Soon it’s time for the show. Onstage, one of the opening comics, a fortyish Canadian dude in a hoodie named Jeremy Hotz – one of those sad-looking journeymen who’ve spent the past couple of decades doing middle sets at the Omaha Funny Bone – starts complaining about L.A.’s recent cold snap. “For two f***ing days we had winter!” he says. “I didn’t f***in’ move here for that shit. F*** off!”

Yes!” Rihanna shouts enthusiastically. “I was pissed off, yo!”

Hotz doesn’t seem to hear her, but he rubs his eyes for a minute like he’s overwhelmed by the world, and goes on. “You ever tell yourself what to do out loud, like an asshole?” Rihanna lets out another whoop. “I do that all the time when I’m high!” she whispers. Then she scrunches up her face, pretends to concentrate. “Like, OK…let’s see…perfume!”

Turns out for a star, she’s a pretty great audience. She laughs at almost every punch line; a lot of times she even laughs at the setups. She likes sex jokes, body jokes, just the sound of the words “tea bag.” Every once in a while she laughs so hard she has to grab something – the table, her knee, her neighbor’s arm. Her biggest laugh of the night comes when another opener makes a goofy crack about his dick being the size of a Cheerio hole, and Rihanna just about dies. “Hahahahahahahaha!” she howls. “Cheerios!” She laughs so hard she literally falls out of the booth, and then spends the next minute catching her breath and wiping her eyes. Her best friend Melissa, one row up, turns and looks at her like, “Are you serious?”

Occasionally, there’s some awkwardness. When Cook is onstage, he does a bit about how girls shouldn’t text nude pictures of themselves, because it’s classless. Rihanna doesn’t laugh. (Googling will tell you why.) Later he does a bit about inappropriate uses of the word “rape” (e.g., after finishing a sandwich), and she doesn’t laugh then, either. He starts one more bit by saying, “Guys, whatever you do, don’t try to beat your girl—” and for a second all the air rushes from the table – but then he adds, “in a text argument,” and she cracks up all over again. “Yo, this guy is the worst!” she says, delighted. “This man is horrible!”

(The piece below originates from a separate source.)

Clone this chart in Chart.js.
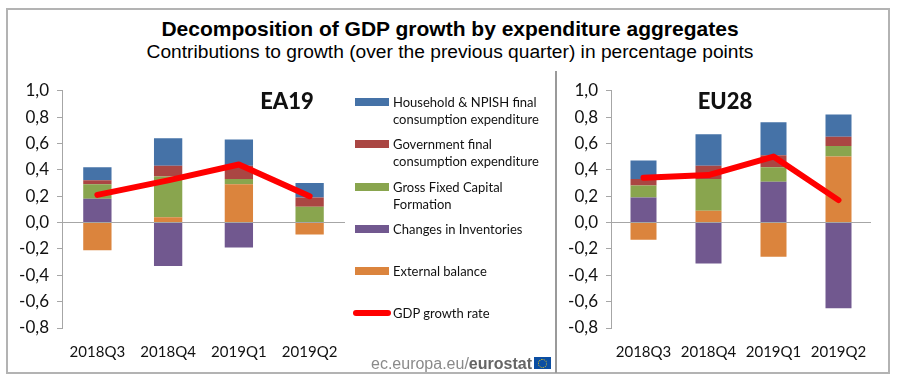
<!DOCTYPE html>
<html>
<head>
<meta charset="utf-8">
<title>Decomposition of GDP growth</title>
<script src="https://cdn.jsdelivr.net/npm/chart.js@4/dist/chart.umd.min.js"></script>
<style>
html, body { margin: 0; padding: 0; background: #fff; }
#page { position: relative; width: 900px; height: 383px; overflow: hidden; font-family: "Lato", sans-serif; color: #111; }
#frame { position: absolute; left: 6px; top: 8px; width: 880px; height: 362px; border: 2px solid #b3b3b3; box-sizing: content-box; }
#divider { position: absolute; left: 555px; top: 71px; width: 2px; height: 302px; background: #9a9a9a; }
.head { position: absolute; left: 0; width: 900px; text-align: center; font-family: "Liberation Sans", Arial, sans-serif; white-space: nowrap; }
#title { top: 17px; font-size: 21px; font-weight: bold; color: #000; }
#subtitle { top: 41px; font-size: 19.2px; color: #000; }
canvas { position: absolute; }
.region { position: absolute; top: 87px; font-size: 22px; font-weight: 900; transform: translateX(-50%); }
.swatch { position: absolute; left: 355px; width: 34px; height: 8px; }
.lab { position: absolute; left: 393px; font-size: 13px; line-height: 17px; white-space: nowrap; }
#source { position: absolute; left: 371px; top: 355px; font-family: "Liberation Sans", Arial, sans-serif; font-size: 16px; color: #8a8a8a; white-space: nowrap; }
#source b { color: #666; }
#flag { position: absolute; left: 534px; top: 357px; width: 17px; height: 12px; background: #0b4ea2; }
#flag i { position: absolute; left: 4px; top: 1.5px; width: 7px; height: 7px; border: 1px dotted #e8c81e; border-radius: 50%; }
</style>
</head>
<body>
<div id="page">
    <div id="frame"></div>
    <div id="divider"></div>
    <div class="head" id="title">Decomposition of GDP growth by expenditure aggregates</div>
    <div class="head" id="subtitle">Contributions to growth (over the previous quarter) in percentage points</div>
    <canvas id="chartEA"></canvas>
    <canvas id="chartEU"></canvas>
    <div class="region" style="left:287px">EA19</div>
    <div class="region" style="left:725px">EU28</div>
    <div id="legend"></div>
    <div id="source">ec.europa.eu/<b>eurostat</b></div>
    <div id="flag"><i></i></div>
</div>
<script>
const quarters = ["2018Q3", "2018Q4", "2019Q1", "2019Q2"];
const yTicks = [-0.8, -0.6, -0.4, -0.2, 0, 0.2, 0.4, 0.6, 0.8, 1];

const householdName = "Household & NPISH final consumption expenditure";
const governmentName = "Government final consumption expenditure";
const gfcfName = "Gross Fixed Capital Formation";
const inventoriesName = "Changes in Inventories";
const externalName = "External balance";
const gdpName = "GDP growth rate";

// EA19
const eaHousehold = [0.10, 0.21, 0.20, 0.11];
const eaGovernment = [0.03, 0.08, 0.10, 0.07];
const eaGfcf = [0.11, 0.31, 0.04, 0.12];
const eaInventories = [0.18, -0.33, -0.19, 0];
const eaExternal = [-0.21, 0.04, 0.29, -0.09];
const eaGdp = [0.21, 0.32, 0.44, 0.20];

// EU28
const euHousehold = [0.14, 0.24, 0.25, 0.17];
const euGovernment = [0.05, 0.10, 0.09, 0.07];
const euGfcf = [0.09, 0.24, 0.11, 0.08];
const euInventories = [0.19, -0.31, 0.31, -0.65];
const euExternal = [-0.13, 0.09, -0.26, 0.50];
const euGdp = [0.34, 0.36, 0.50, 0.17];

const blue = "#4572a7";
const red = "#aa4643";
const green = "#89a54e";
const purple = "#71588f";
const orange = "#db843d";
const gdpRed = "#ff0000";
const axisGrey = "#a6a6a6";

function barSet(label, data, color) {
    return { type: "bar", label: label, data: data, backgroundColor: color, order: 2, barPercentage: 1, categoryPercentage: 0.4 };
}

function makeChart(id, box, series) {
    const canvas = document.getElementById(id);
    canvas.style.left = box.left + "px";
    canvas.style.top = "80px";
    canvas.width = box.width;
    canvas.height = 295;

    const sets = [
        barSet(externalName, series.external, orange),
        barSet(inventoriesName, series.inventories, purple),
        barSet(gfcfName, series.gfcf, green),
        barSet(governmentName, series.government, red),
        barSet(householdName, series.household, blue),
        {
            type: "line", label: gdpName, data: series.gdp, order: 1,
            borderColor: gdpRed, borderWidth: 6, borderCapStyle: "round", borderJoinStyle: "round",
            pointRadius: 0, tension: 0, fill: false
        }
    ];

    return new Chart(canvas, {
        data: { labels: quarters, datasets: sets },
        options: {
            responsive: false,
            animation: false,
            layout: { padding: { top: 10.7, right: box.width - box.axisX - box.plotW, left: 0, bottom: 0 } },
            plugins: { legend: { display: false }, tooltip: { enabled: false } },
            scales: {
                x: {
                    stacked: true,
                    grid: { display: false },
                    border: { display: false },
                    ticks: { color: "#111", font: { family: "Lato", size: 15 }, padding: 7, maxRotation: 0 },
                    afterFit: s => { s.height = 47; }
                },
                y: {
                    stacked: true,
                    min: -0.8,
                    max: 1,
                    afterBuildTicks: s => { s.ticks = yTicks.map(v => ({ value: v })); },
                    afterFit: s => { s.width = box.axisX; s.paddingTop = 0; s.paddingBottom = 0; },
                    grid: {
                        color: c => (c.tick && c.tick.value === 0) ? axisGrey : "transparent",
                        tickColor: axisGrey,
                        tickLength: 5,
                        lineWidth: 1
                    },
                    border: { color: axisGrey, width: 1 },
                    ticks: {
                        color: "#111",
                        font: { family: "Lato", size: 17 },
                        padding: 8,
                        callback: v => v.toFixed(1).replace(".", ",")
                    }
                }
            }
        }
    });
}

makeChart("chartEA", { left: 8, width: 342, axisX: 54, plotW: 283 }, {
    household: eaHousehold, government: eaGovernment, gfcf: eaGfcf,
    inventories: eaInventories, external: eaExternal, gdp: eaGdp
});
makeChart("chartEU", { left: 560, width: 320, axisX: 51, plotW: 260 }, {
    household: euHousehold, government: euGovernment, gfcf: euGfcf,
    inventories: euInventories, external: euExternal, gdp: euGdp
});

// legend rows on the right of the EA19 panel
const legendRows = [
    { y: 102, color: blue, lines: ["Household & NPISH final", "consumption expenditure"] },
    { y: 144, color: red, lines: ["Government final", "consumption expenditure"] },
    { y: 187, color: green, lines: ["Gross Fixed Capital", "Formation"] },
    { y: 229, color: purple, lines: ["Changes in Inventories"] },
    { y: 271, color: orange, lines: ["External balance"] },
    { y: 313, color: gdpRed, lines: ["GDP growth rate"], isLine: true }
];
const legendEl = document.getElementById("legend");
legendRows.forEach(row => {
    const sw = document.createElement("div");
    sw.className = "swatch";
    sw.style.background = row.color;
    sw.style.top = (row.y - 4) + "px";
    if (row.isLine) {
        sw.style.left = "353px";
        sw.style.width = "38px";
        sw.style.height = "6px";
        sw.style.top = (row.y - 3) + "px";
        sw.style.borderRadius = "3px";
    }
    legendEl.appendChild(sw);
    const lab = document.createElement("div");
    lab.className = "lab";
    lab.style.top = (row.y - 8) + "px";
    lab.innerHTML = row.lines.join("<br>").replace("&", "&amp;");
    legendEl.appendChild(lab);
});
</script>
</body>
</html>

As the set winds down, she gets up to beat the crowd. She heads for the back, where Hotz, the sad-looking Canadian, is standing there in his hoodie, hands jammed in his pockets like a 10-year-old. “Bye, thanks for coming,” he mumbles shyly, looking at the floor. The biggest pop star of the decade fixes her gaze on him. “You,” she tells him, “were amazing.”

Outside on the street, in her spearmint blazer with shoulder pads like a football player’s, she shivers in the L.A. cold. “That was so much fun!” she says. “I had a great time.” She says she’s probably going to go home, try to get some rest.
She climbs in the back of her chauffeured Escalade. Then she goes to a club in West Hollywood and spends the night with Chris Brown.